WHAT HE DOES
Writes the software that makes scenery—and sometimes actors—fly across the stages of Cirque du Soleil and other theatrical productions.
where he does It
Las Vegas and at client sites around the world
Travels the globe creating magic for performers and audiences; meets the directors and sometimes the stars of today’s hottest shows.
Phillip Toussaint is crouched inside a hot, dark crawl space, looking down at a giant statue of Elvis Presley. This must be Las Vegas. Peering through a grate at the stage 10 stories below would make just about anyone a bit acrophobic, but Toussaint doesn’t feel "all shook up"—he’s intimately familiar with the motor control cabinets, motorized trolleys, and other gear that surround him and that move the scenery for the Cirque du Soleil production Viva Elvis.

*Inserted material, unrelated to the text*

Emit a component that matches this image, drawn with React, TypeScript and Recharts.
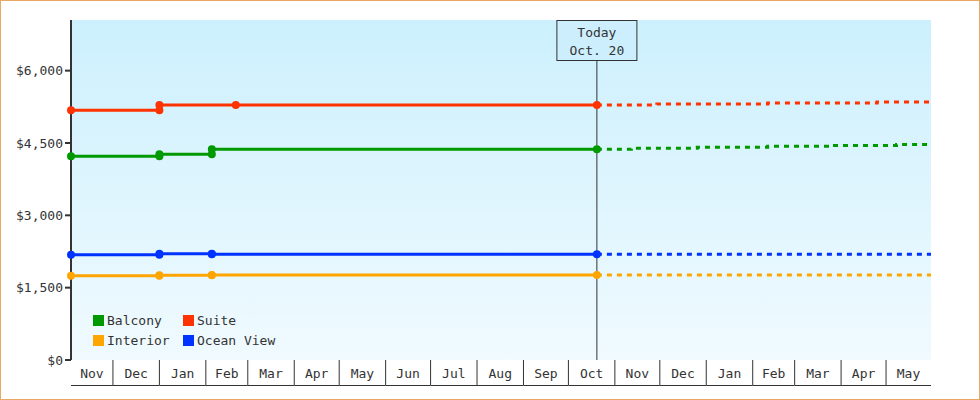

Toussaint points to his favorite collection of nine whirring winches. They lift a 27 000-kilogram hunk of scenery that incorporates seven trampolines; the crew calls it the Got a Lot. Toussaint wrote the code that controls the Got a Lot’s precise travels along a laser-guided path. He’s an automation engineer with Stage Technologies, a maker of hardware and software for automating spectacular set changes and gravity-defying flying effects for concerts, opera houses, and theater companies all over the world. Automation is essential to theatrical performances today for creating effects that would be impossible to produce manually. It’s Toussaint’s job to write the computer programs that, along with sophisticated hardware, guide the movement of stage machinery, scenery, and acrobatic performers, making sure each follows the same path every time.
The opening ceremony of the 2011 Pan American Games, in Mexico, which Toussaint worked on, was a typically intricate project. A projector displayed moving images directly onto the performers as they flew suspended on wires. Toussaint wrote the code that synchronized the projection system with the performers. Using "stuff you learn in high school physics," he says, he calculated the positions of the winches and the cable lengths to engineer the airborne movements of the performers in three dimensions over the stage.
Toussaint, a self-professed computer nerd, always knew he wanted to be a programmer. In high school, he enrolled in a class on theater lighting to fulfill an arts requirement and became excited by the technical challenges of theater. At the University of Arizona, he majored in computer engineering and minored in theater arts.